**RECORDS:**
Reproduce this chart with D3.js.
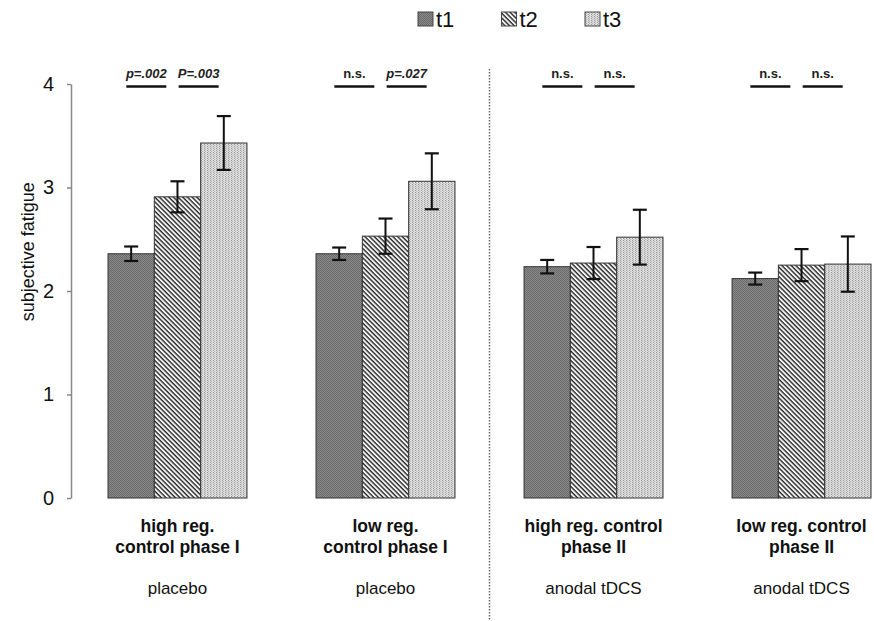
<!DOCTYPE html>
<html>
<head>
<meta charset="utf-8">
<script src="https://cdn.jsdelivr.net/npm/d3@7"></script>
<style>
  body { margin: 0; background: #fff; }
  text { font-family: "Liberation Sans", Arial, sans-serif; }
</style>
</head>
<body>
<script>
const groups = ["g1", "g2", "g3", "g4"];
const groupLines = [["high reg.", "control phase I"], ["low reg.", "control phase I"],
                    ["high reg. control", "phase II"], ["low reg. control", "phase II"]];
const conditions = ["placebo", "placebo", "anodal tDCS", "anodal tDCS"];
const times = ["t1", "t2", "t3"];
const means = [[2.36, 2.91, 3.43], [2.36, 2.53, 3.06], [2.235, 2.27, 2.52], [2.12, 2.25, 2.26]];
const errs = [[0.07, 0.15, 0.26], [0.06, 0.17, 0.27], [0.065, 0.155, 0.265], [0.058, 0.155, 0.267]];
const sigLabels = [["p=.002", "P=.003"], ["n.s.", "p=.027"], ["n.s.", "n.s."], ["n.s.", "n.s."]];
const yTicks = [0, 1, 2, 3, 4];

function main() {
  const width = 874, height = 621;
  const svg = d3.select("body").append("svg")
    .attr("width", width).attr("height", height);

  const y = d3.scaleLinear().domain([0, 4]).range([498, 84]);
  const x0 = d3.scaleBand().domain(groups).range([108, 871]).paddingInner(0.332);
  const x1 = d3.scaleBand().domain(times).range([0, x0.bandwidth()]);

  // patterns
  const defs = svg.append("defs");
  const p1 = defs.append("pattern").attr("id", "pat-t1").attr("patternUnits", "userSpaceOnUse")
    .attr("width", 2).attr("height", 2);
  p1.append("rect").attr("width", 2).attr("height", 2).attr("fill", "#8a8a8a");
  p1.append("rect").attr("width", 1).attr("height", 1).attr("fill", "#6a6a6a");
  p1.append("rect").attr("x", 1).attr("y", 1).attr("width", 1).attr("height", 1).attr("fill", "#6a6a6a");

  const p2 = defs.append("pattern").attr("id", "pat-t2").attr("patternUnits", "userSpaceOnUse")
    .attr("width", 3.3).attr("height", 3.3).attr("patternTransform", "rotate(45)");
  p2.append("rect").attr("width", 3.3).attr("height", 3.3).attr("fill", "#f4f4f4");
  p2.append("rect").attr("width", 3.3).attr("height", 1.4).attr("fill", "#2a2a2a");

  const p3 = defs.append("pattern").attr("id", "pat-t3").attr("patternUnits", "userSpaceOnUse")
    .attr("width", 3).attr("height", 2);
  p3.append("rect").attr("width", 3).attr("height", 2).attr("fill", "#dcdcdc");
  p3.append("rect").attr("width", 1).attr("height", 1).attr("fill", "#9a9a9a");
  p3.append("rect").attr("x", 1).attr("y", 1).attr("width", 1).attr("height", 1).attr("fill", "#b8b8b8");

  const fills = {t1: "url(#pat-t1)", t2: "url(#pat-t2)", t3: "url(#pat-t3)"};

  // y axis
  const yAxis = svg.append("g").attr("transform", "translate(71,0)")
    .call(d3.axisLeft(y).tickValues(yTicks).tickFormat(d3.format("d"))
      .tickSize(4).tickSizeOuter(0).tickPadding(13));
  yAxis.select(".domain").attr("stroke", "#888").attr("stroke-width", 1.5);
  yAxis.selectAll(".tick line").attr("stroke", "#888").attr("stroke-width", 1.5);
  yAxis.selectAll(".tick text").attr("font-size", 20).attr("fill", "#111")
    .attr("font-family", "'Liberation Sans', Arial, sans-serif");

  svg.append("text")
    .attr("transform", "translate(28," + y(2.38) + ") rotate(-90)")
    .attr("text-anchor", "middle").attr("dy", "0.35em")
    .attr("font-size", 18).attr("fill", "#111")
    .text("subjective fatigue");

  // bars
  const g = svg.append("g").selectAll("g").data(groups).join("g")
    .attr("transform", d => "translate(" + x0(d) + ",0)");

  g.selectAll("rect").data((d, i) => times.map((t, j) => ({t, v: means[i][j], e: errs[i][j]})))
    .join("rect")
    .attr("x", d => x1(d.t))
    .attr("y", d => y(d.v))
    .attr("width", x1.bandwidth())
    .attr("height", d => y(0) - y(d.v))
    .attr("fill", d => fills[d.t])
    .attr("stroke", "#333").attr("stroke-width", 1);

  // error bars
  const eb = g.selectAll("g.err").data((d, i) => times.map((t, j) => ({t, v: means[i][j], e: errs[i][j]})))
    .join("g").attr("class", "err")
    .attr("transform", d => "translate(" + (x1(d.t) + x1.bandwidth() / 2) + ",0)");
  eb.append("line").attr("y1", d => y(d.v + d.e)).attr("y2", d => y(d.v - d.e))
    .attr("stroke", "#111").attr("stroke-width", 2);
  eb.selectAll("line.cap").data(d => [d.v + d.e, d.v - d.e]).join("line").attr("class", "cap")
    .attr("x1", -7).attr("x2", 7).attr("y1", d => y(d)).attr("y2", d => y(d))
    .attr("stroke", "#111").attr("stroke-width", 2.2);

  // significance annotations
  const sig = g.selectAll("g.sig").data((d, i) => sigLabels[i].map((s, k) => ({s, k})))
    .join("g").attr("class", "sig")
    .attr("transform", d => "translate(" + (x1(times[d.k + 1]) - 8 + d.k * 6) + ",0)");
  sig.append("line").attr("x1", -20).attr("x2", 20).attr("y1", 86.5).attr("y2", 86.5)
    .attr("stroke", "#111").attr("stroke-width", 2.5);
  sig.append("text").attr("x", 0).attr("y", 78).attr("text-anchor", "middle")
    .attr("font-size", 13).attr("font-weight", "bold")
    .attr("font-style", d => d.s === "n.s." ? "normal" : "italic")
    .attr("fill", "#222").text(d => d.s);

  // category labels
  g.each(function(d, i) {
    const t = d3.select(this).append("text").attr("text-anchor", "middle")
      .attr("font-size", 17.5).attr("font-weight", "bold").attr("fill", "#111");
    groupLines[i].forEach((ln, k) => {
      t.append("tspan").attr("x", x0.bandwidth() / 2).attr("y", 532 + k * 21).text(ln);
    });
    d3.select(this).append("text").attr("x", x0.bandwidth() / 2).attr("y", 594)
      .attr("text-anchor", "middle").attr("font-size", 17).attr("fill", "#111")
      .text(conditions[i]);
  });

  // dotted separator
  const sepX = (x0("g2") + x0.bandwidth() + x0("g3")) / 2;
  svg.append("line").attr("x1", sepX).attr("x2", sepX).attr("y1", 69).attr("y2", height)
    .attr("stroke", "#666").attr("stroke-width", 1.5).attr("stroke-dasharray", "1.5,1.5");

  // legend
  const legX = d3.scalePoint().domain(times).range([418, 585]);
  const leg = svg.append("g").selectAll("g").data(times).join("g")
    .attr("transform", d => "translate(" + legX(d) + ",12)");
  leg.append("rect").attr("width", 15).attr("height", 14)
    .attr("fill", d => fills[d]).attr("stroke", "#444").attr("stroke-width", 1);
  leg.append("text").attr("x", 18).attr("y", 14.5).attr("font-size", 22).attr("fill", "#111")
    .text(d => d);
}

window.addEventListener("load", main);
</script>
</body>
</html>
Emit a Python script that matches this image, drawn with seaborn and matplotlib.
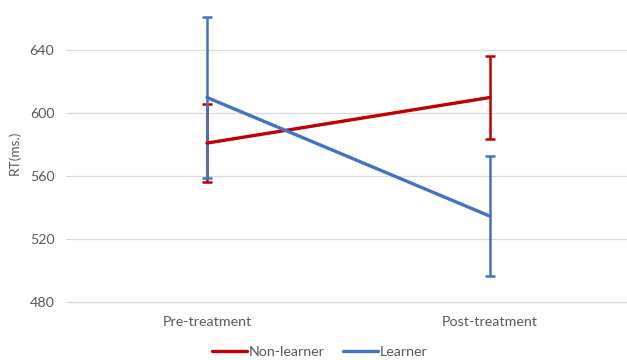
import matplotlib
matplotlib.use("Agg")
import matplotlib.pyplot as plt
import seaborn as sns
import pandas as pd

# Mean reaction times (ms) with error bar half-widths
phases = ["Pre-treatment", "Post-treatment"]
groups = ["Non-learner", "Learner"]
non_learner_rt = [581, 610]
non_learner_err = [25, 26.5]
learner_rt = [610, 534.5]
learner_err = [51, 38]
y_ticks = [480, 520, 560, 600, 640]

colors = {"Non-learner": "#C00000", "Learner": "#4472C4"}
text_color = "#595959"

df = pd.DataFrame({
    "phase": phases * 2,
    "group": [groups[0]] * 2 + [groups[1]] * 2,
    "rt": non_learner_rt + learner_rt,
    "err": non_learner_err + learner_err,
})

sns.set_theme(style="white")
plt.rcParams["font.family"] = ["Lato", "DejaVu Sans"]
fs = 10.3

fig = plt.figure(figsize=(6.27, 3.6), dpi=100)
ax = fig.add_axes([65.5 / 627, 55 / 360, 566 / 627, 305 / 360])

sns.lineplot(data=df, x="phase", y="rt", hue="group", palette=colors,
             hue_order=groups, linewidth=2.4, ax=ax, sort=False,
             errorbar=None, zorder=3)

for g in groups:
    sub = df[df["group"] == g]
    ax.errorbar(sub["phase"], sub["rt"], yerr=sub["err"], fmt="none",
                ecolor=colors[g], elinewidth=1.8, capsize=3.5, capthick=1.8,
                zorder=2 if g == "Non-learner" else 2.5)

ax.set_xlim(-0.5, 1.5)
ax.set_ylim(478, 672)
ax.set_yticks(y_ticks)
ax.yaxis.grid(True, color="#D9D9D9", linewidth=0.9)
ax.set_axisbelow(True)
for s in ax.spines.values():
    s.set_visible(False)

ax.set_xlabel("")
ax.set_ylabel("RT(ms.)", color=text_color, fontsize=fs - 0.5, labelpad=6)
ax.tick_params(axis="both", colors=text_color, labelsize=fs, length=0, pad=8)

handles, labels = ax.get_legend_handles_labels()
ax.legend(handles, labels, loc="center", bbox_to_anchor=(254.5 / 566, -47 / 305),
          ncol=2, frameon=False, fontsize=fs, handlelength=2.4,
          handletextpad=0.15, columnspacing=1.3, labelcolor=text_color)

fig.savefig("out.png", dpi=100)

**TO BE DONE:** Repeat only what runs from the first line of the records above to the line with "x1 = d3.scaleBand().domain(times).range([0, x0.bandwidth()]);", both included, word for word, minus the pictures.

**ANSWER:**
Reproduce this chart with D3.js.
<!DOCTYPE html>
<html>
<head>
<meta charset="utf-8">
<script src="https://cdn.jsdelivr.net/npm/d3@7"></script>
<style>
  body { margin: 0; background: #fff; }
  text { font-family: "Liberation Sans", Arial, sans-serif; }
</style>
</head>
<body>
<script>
const groups = ["g1", "g2", "g3", "g4"];
const groupLines = [["high reg.", "control phase I"], ["low reg.", "control phase I"],
                    ["high reg. control", "phase II"], ["low reg. control", "phase II"]];
const conditions = ["placebo", "placebo", "anodal tDCS", "anodal tDCS"];
const times = ["t1", "t2", "t3"];
const means = [[2.36, 2.91, 3.43], [2.36, 2.53, 3.06], [2.235, 2.27, 2.52], [2.12, 2.25, 2.26]];
const errs = [[0.07, 0.15, 0.26], [0.06, 0.17, 0.27], [0.065, 0.155, 0.265], [0.058, 0.155, 0.267]];
const sigLabels = [["p=.002", "P=.003"], ["n.s.", "p=.027"], ["n.s.", "n.s."], ["n.s.", "n.s."]];
const yTicks = [0, 1, 2, 3, 4];

function main() {
  const width = 874, height = 621;
  const svg = d3.select("body").append("svg")
    .attr("width", width).attr("height", height);

  const y = d3.scaleLinear().domain([0, 4]).range([498, 84]);
  const x0 = d3.scaleBand().domain(groups).range([108, 871]).paddingInner(0.332);
  const x1 = d3.scaleBand().domain(times).range([0, x0.bandwidth()]);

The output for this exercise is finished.